ICC war crimes tribunal hobbles on despite hacking

The Netherlands-based International Criminal Court was operating on Thursday with disruptions to email, streaming and document-sharing after a hacking incident earlier in the week, sources and lawyers at the tribunal said.
The high-profile ICC in the city of The Hague handles sensitive information about war crimes cases.
It disclosed the hack on Tuesday but has given no more information as it seeks to continue core work including an ongoing trial of two men accused of leading Central African Republic militias.
In March, the court issued an arrest warrant for Russian President Vladimir Putin on suspicion of illegally deporting children from Ukraine. The Kremlin rejects the accusations and the court's jurisdiction.
Prosecutors are also conducting investigations of alleged war crimes in Ukraine, Sudan and Afghanistan, among others.
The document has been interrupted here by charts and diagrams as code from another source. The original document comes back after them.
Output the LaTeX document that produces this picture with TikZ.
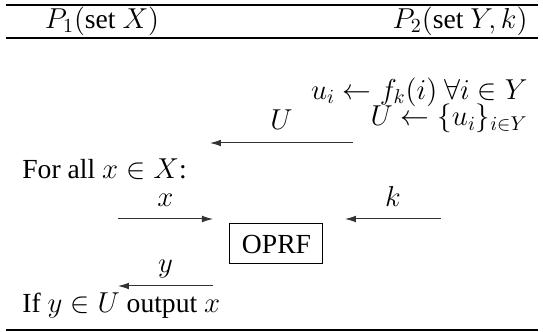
\documentclass[tikz,border=0pt]{standalone}
\usepackage{amsmath}
\usepackage[no-math]{fontspec}
\setmainfont{Liberation Serif}
\usetikzlibrary{arrows.meta}
\begin{document}
\begin{tikzpicture}[x=0.5pt,y=-0.5pt,
  every node/.style={font=\fontsize{13.8}{16}\selectfont, inner sep=0pt},
  heavyrule/.style={line width=1.1pt},
  lightrule/.style={line width=0.7pt},
  msg/.style={line width=0.5pt, draw=black!80, -{Latex[length=5.5pt,width=3.4pt]}},
  lbl/.style={anchor=base, yshift=6.5pt},
  prfbox/.style={draw, line width=0.5pt, minimum width=46.5pt, minimum height=20pt}]
\useasboundingbox (0,0) rectangle (543,332);
% rules
\coordinate (tl) at (6,5);   \coordinate (tr) at (538,5);
\coordinate (ml) at (6,38);  \coordinate (mr) at (538,38);
\coordinate (bl) at (6,330); \coordinate (br) at (538,330);
\draw[heavyrule] (tl) -- (tr);
\draw[lightrule] (ml) -- (mr);
\draw[heavyrule] (bl) -- (br);
% headers
\node[anchor=base] (p1) at (102,28) {$P_1(\text{set } X)$};
\node[anchor=base east] (p2) at (528,28) {$P_2(\text{set } Y, k)$};
% P2 computation
\node[anchor=base east] (c1) at (528,99) {$u_i \leftarrow f_k(i)\ \forall i \in Y$};
\node[anchor=base east] (c2) at (528,126) {$U \leftarrow \{u_i\}_{i\in Y}$};
% U message
\coordinate (us) at (353,143); \coordinate (ue) at (210,143);
\draw[msg] (us) -- (ue) node[midway, lbl] (ul) {$U$};
% For all
\node[anchor=base west] (fa) at (22,178) {For all $x \in X$:};
% OPRF
\node[prfbox] (oprf) at (276.5,244) {OPRF};
\coordinate (xs) at (118,219); \coordinate (xe) at (213,219);
\draw[msg] (xs) -- (xe) node[midway, lbl] (xl) {$x$};
\coordinate (ks) at (441,219); \coordinate (ke) at (345,219);
\draw[msg] (ks) -- (ke) node[midway, lbl] (kl) {$k$};
\coordinate (ys) at (213,286); \coordinate (ye) at (118,286);
\draw[msg] (ys) -- (ye) node[midway, lbl] (yl) {$y$};
% output
\node[anchor=base west] (out) at (22,313) {If $y \in U$ output $x$};
\end{tikzpicture}
\end{document}
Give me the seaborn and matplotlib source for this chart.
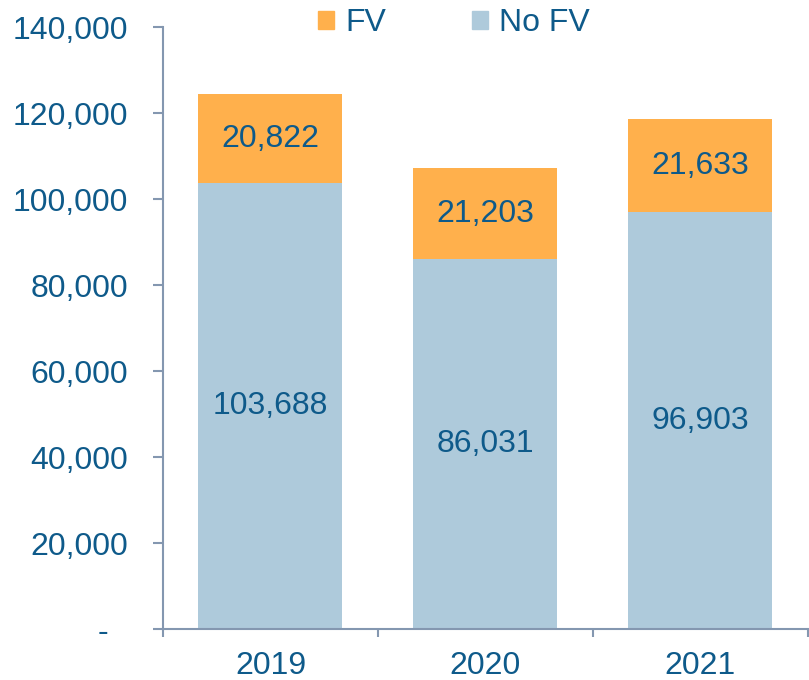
import matplotlib
matplotlib.use("Agg")
import matplotlib.pyplot as plt
import matplotlib.transforms as mtrans
import seaborn as sns
import pandas as pd
from matplotlib.patches import Patch
from matplotlib.ticker import FuncFormatter

years = ["2019", "2020", "2021"]
no_fv = [103688, 86031, 96903]
fv = [20822, 21203, 21633]

sns.set_style("white")
plt.rcParams['font.family'] = ['Liberation Sans', 'DejaVu Sans']

TXT = "#0E5A8A"
AX = "#8497B0"
C_FV = "#FFB04C"
C_NO = "#AECADB"
FS = 23

df = pd.DataFrame({"year": years, "no_fv": no_fv, "fv": fv})
df["total"] = df["no_fv"] + df["fv"]

fig = plt.figure(figsize=(8.09, 6.80), dpi=100)
ax = fig.add_axes([0.2015, 0.075, 0.797, 0.885])

sns.barplot(data=df, x="year", y="total", color=C_FV, width=0.67, ax=ax, saturation=1, linewidth=0)
sns.barplot(data=df, x="year", y="no_fv", color=C_NO, width=0.67, ax=ax, saturation=1, linewidth=0)

for i, (n, f) in enumerate(zip(no_fv, fv)):
    ax.text(i, n / 2, f"{n:,}", ha="center", va="center", fontsize=FS, color=TXT)
    ax.text(i, n + f / 2, f"{f:,}", ha="center", va="center", fontsize=FS, color=TXT)

ax.set_ylim(0, 140000)
ax.set_xlim(-0.5, 2.5)
ax.set_yticks(range(0, 140001, 20000))
ax.yaxis.set_major_formatter(FuncFormatter(lambda v, p: "-" if v == 0 else f"{int(v):,}"))
ax.set_xticks([0, 1, 2])
ax.set_xticks([-0.5, 0.5, 1.5, 2.5], minor=True)
ax.tick_params(axis="x", which="major", bottom=True, length=0, pad=16, labelsize=FS, labelcolor=TXT)
ax.tick_params(axis="x", which="minor", bottom=True, length=5.5, width=1.5, color=AX, direction="out")
ax.tick_params(axis="y", which="major", left=True, length=7.2, width=1.5, color=AX, direction="out",
               pad=18, labelsize=FS, labelcolor=TXT)
ax.set_xlabel("")
ax.set_ylabel("")
for s in ["top", "right"]:
    ax.spines[s].set_visible(False)
for s in ["left", "bottom"]:
    ax.spines[s].set_color(AX)
    ax.spines[s].set_linewidth(1.5)

fig.canvas.draw()
zero_lbl = ax.yaxis.get_major_ticks()[0].label1
zero_lbl.set_transform(zero_lbl.get_transform() + mtrans.ScaledTranslation(-0.2, 0, fig.dpi_scale_trans))

handles = [Patch(color=C_FV, label="FV"), Patch(color=C_NO, label="No FV")]
fig.legend(handles=handles, loc="center", bbox_to_anchor=(0.561, 0.966), ncol=2,
           frameon=False, fontsize=FS, labelcolor=TXT, handlelength=0.5,
           handleheight=0.5, handletextpad=0.35, columnspacing=2.7)

fig.savefig("out.png", dpi=100)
On Thursday, the court was disconnected from most systems that can access the internet, meaning employees cannot read e-mail and documents cannot be viewed remotely, according to two sources.
Hearings in the trial over attacks on Muslim civilians in the Central African Republic resumed, but the livestream was down and there was no sound in the galleries, court staff told media.
"As the defense team, we do have limited access to the court systems," lawyer Geert-Jan Knoops, who represents one of the suspects, told Reuters, asking for clarity over whether the hack had given undue access to documents.
ICC documents could range from criminal evidence to names of protected witnesses.
The suspects in Thursday's trial, Patrice-Edouard Ngaissona and co-defendant Alfred Yekatom, have pleaded not guilty.
Mylene Dimitri, defending Yekatom, told Reuters she was exchanging information via USB flash drives and paper binders, delivering information personally from office-to-office.
Only live witnesses were being heard, she added, with testimony via videolink from others postponed.